Input
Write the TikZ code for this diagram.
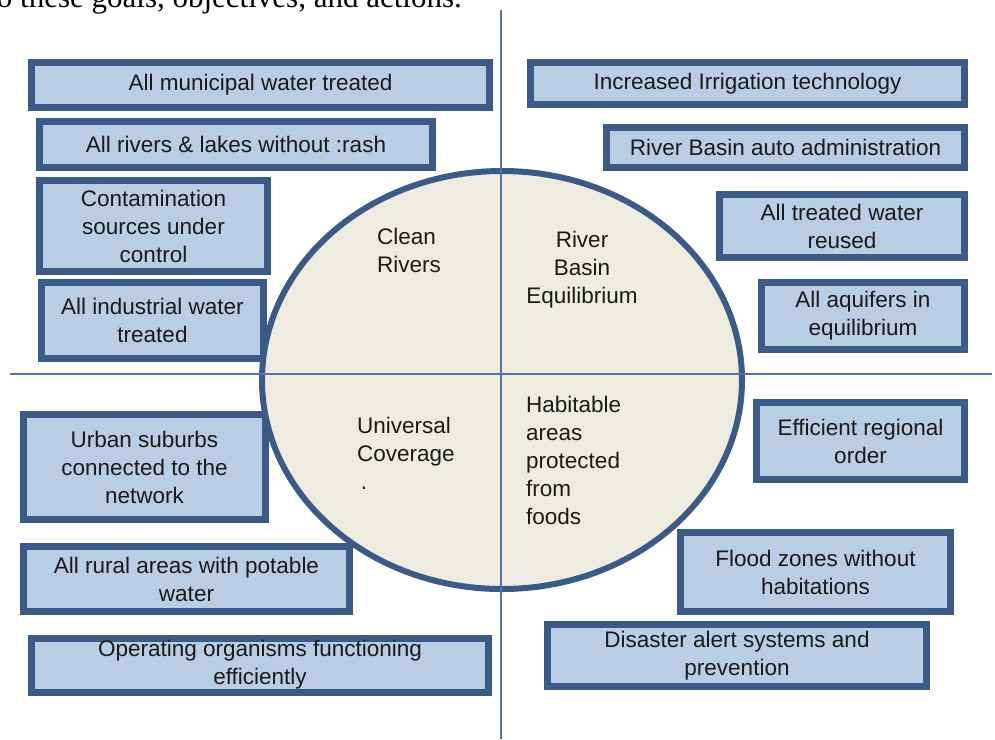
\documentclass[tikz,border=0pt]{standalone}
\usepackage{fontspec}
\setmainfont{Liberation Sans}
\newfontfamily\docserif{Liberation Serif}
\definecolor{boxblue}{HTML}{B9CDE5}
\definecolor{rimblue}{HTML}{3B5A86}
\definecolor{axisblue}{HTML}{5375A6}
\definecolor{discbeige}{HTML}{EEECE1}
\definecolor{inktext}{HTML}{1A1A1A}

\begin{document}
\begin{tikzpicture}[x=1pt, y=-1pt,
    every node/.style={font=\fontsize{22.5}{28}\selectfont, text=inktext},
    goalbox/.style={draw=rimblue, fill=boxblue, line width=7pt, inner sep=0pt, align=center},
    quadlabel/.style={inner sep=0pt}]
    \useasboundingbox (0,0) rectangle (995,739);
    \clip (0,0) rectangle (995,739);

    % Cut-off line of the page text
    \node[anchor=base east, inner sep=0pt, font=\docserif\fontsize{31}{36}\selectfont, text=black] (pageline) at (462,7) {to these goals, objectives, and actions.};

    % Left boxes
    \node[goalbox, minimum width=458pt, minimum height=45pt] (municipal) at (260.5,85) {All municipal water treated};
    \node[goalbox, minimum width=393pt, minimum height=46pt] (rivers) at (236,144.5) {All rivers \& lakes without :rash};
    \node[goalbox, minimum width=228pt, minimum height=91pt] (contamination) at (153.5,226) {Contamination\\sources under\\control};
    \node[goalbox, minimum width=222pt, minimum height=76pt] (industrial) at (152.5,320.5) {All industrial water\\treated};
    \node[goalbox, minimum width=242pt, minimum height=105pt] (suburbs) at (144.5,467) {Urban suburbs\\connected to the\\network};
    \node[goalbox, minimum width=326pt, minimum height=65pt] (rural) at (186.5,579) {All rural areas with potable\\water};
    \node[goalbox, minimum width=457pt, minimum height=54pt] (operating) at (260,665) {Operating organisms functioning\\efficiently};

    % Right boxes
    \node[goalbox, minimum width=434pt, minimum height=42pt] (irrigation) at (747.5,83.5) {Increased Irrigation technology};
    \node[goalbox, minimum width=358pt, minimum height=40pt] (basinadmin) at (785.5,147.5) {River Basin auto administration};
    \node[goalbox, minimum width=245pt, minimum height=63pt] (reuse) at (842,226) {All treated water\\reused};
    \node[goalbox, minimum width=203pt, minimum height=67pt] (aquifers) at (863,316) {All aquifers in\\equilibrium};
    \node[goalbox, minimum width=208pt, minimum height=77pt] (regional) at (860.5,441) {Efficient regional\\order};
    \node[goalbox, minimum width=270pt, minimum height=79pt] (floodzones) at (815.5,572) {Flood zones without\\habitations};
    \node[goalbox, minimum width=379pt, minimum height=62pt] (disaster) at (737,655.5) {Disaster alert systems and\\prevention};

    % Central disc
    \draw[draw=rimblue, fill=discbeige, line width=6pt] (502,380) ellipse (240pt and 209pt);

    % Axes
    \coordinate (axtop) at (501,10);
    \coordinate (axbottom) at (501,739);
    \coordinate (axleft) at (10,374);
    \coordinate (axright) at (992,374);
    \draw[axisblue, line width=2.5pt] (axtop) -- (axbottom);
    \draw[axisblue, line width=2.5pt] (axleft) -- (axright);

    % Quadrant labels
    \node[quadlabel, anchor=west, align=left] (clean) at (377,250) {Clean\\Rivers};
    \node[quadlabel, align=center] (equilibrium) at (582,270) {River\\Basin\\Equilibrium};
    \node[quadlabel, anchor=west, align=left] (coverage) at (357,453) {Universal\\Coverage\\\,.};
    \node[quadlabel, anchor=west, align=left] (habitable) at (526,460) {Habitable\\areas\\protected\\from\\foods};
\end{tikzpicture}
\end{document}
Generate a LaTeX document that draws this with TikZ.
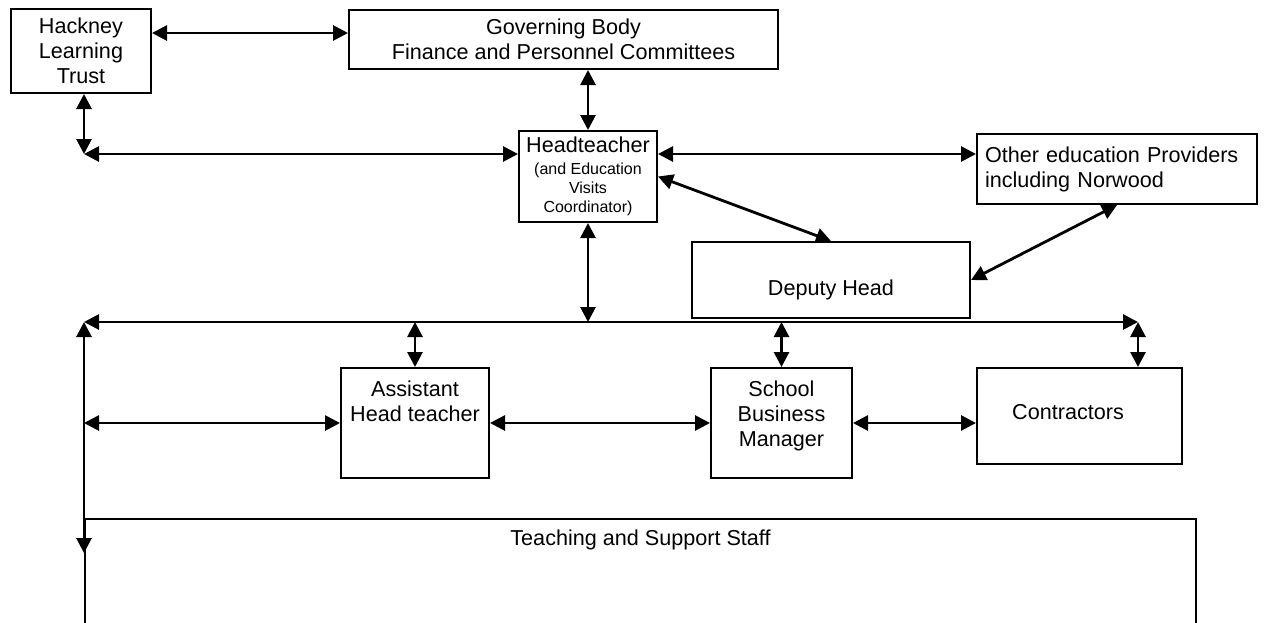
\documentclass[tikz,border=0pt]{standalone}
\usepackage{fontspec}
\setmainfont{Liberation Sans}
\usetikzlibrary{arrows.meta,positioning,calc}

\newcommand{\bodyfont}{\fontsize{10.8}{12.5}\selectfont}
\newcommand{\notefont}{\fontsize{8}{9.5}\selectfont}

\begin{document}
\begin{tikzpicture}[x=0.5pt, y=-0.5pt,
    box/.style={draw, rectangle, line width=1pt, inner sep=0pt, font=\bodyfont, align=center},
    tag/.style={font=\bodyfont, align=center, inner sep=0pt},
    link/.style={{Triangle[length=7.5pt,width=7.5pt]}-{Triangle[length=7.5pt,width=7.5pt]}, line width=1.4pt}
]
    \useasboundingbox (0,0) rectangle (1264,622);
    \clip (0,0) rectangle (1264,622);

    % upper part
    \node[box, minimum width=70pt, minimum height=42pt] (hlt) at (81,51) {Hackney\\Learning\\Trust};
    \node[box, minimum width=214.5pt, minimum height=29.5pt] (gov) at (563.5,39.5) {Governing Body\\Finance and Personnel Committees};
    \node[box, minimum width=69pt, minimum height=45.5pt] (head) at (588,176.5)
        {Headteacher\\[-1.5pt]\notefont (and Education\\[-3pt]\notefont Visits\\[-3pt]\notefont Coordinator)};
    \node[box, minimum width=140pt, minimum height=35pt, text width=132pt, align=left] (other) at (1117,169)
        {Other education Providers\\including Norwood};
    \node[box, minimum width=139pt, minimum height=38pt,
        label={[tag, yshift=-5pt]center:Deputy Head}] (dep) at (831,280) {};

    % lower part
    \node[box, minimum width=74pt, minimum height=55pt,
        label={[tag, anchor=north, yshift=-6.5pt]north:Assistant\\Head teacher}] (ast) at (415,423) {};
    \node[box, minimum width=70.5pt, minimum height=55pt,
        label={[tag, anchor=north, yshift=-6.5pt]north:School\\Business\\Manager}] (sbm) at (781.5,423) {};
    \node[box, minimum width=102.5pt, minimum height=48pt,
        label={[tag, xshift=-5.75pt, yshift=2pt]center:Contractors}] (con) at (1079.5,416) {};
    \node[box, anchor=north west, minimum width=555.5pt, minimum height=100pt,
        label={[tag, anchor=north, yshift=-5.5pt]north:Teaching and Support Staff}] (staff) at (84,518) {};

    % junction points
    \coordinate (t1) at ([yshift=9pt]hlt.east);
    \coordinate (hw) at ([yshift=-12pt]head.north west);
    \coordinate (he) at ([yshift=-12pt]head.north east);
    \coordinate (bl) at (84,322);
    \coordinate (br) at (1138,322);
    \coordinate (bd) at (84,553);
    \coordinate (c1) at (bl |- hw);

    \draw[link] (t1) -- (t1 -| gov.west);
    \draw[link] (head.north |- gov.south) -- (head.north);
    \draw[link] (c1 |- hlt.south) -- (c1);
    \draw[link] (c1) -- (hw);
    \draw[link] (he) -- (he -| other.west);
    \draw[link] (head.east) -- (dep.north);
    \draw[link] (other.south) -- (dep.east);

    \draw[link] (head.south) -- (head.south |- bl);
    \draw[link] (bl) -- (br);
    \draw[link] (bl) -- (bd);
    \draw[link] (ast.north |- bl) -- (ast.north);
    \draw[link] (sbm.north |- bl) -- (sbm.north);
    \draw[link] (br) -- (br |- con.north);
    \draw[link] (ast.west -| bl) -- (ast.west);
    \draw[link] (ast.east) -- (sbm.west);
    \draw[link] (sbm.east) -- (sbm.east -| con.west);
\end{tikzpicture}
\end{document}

Written request
Please take the lines from the beginning of the data above through the line holding "text=black] (pageline) at" and transcribe them exactly, without any pictures.

Task answer
Write the TikZ code for this diagram.
\documentclass[tikz,border=0pt]{standalone}
\usepackage{fontspec}
\setmainfont{Liberation Sans}
\newfontfamily\docserif{Liberation Serif}
\definecolor{boxblue}{HTML}{B9CDE5}
\definecolor{rimblue}{HTML}{3B5A86}
\definecolor{axisblue}{HTML}{5375A6}
\definecolor{discbeige}{HTML}{EEECE1}
\definecolor{inktext}{HTML}{1A1A1A}

\begin{document}
\begin{tikzpicture}[x=1pt, y=-1pt,
    every node/.style={font=\fontsize{22.5}{28}\selectfont, text=inktext},
    goalbox/.style={draw=rimblue, fill=boxblue, line width=7pt, inner sep=0pt, align=center},
    quadlabel/.style={inner sep=0pt}]
    \useasboundingbox (0,0) rectangle (995,739);
    \clip (0,0) rectangle (995,739);

    % Cut-off line of the page text
    \node[anchor=base east, inner sep=0pt, font=\docserif\fontsize{31}{36}\selectfont, text=black] (pageline) at (462,7) {to these goals, objectives, and actions.};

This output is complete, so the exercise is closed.